North Korea's nuclear doctrine articulates two purposes for its arsenal: deterrence and coercion. The deterrent goal appears to be the bulk of the strategy. Pyongyang repeatedly cited the U.S. invasion of Iraq and intervention in Libya as justification for its nuclear development. The United States will intervene militarily in a smaller state unless it invests in equalizing nuclear weapons to deter, they argued.
However, Kim Jong-un has also directed the development of his nation's nuclear program to coerce. In 2013, Kim's first major speech on nuclear issues stressed the importance of nuclear development for national defense and economic development. This “byungjin,” or dual-track, approach remains, but Kim has expressed broader purposes more recently for his regime's nuclear weapons as the program has developed. At the 2016 Korean Workers Party Congress, he reaffirmed the byungjin line, stressed deterrence, and claimed a diversified nuclear force should be a useable element of national power. Nuclear weapons, he said, provide North Korea more influence in foreign affairs on the Korean Peninsula and throughout the region. In a series of field guidance visits, Kim ordered a nuclear arsenal that can deter and coerce.
North Korea cannot strike targets with its nuclear weapons without risking regime-ending retaliation, so it begs the question how Kim may hope to use nuclear weapons to coerce. Early in the Cold War, Nobel laureate Thomas Schelling identified how states sought to leverage nuclear weapon not only as a last ditch protection against invasion but to shape proactively an adversary's actions. The record of success in rattling the nuclear saber is mixed, but most nuclear states have tried:
In 1958-59, the Soviets moved nuclear weapons into East Germany during the Berlin Crisis to urge U.S. withdrawal from the city.
In 1973, Israel made initial moves to arm its nuclear-capable Jericho missiles to unlock reluctant American military support during the Yom Kippur War.
In 1999, Pakistan moved out of storage its nuclear-capable missiles during the Kargil crisis.

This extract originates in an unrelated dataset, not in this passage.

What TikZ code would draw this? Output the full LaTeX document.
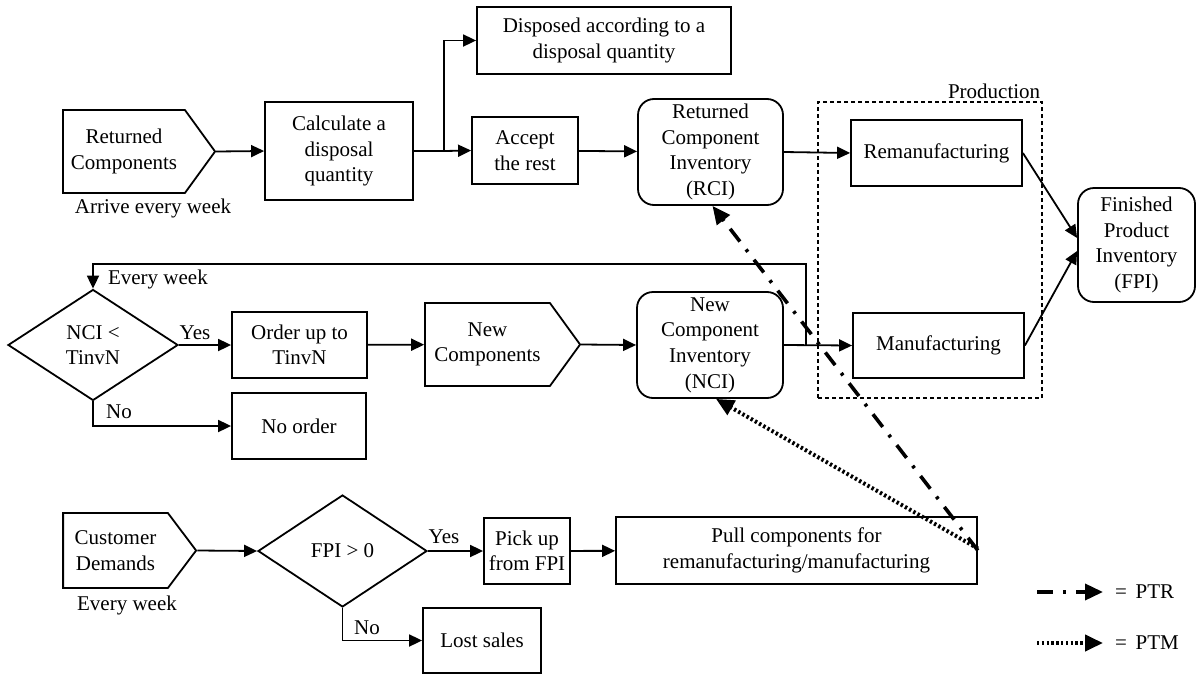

In 2002, India tested its nuclear-capable Agni missile amid Operation Parakram that mobilized 800,000 Indian troops and saw tough nuclear rhetoric following Pakistani-backed militants’ attack on the Indian parliament.
Beyond the historical record of other states rattling the nuclear saber, Kim fits the mold of a leader more likely to use brinkmanship and risk-accepting behavior. He lacks conventional military superiority over the U.S.-ROK alliance that would render nuclear threats redundant, and he does not have the same reputational risks associated with nuclear bluster given past nuclear statements.
A credible North Korean nuclear deterrent injects a new dynamic into North Korean brinkmanship. North Korea's conventional forces have long raised their alert status during U.S.-ROK military exercises, noting that the U.S. military build-up could be a precursor to invasion. How would the U.S.-ROK alliance respond if North Korea noted in advance that it would alert its nuclear forces to defend against the possibility of military exercises turning into an invasion? In the Cuban missile crisis, the nuclear alert jeopardized civilian control over nuclear launch decisions. How would the alliance respond if Kim claimed he would pre-delegate launch decisions to field commanders if military exercises practiced “decapitation strikes” against North Korean leadership targets? Neither a nuclear alert nor pre-delegating launch authority involves using nuclear weapons, but it rattles the saber and increases the risk of accidents and unauthorized nuclear use.
If North Korea's ballistic missile-carrying submarine, currently under construction, later appears off South Korea's coast ahead of an election or international sporting event, how will South Korea and the United States respond? It has been routine to return to the UN Security Council following North Korean missile launches and nuclear tests, but thinking through how to deter and respond to new types of North Korean provocations based on an operational nuclear capability is necessary to get ahead of the threat curve and avoid policymaking amid crisis. Strategic provocations require more than military planners' attention, and whole-of-government and bilateral and trilateral (including Japan) responses are necessary to ensure a thoughtful and coordinated approach. The first step is recognizing that the future of North Korean provocations is likely to be different than its current playbook.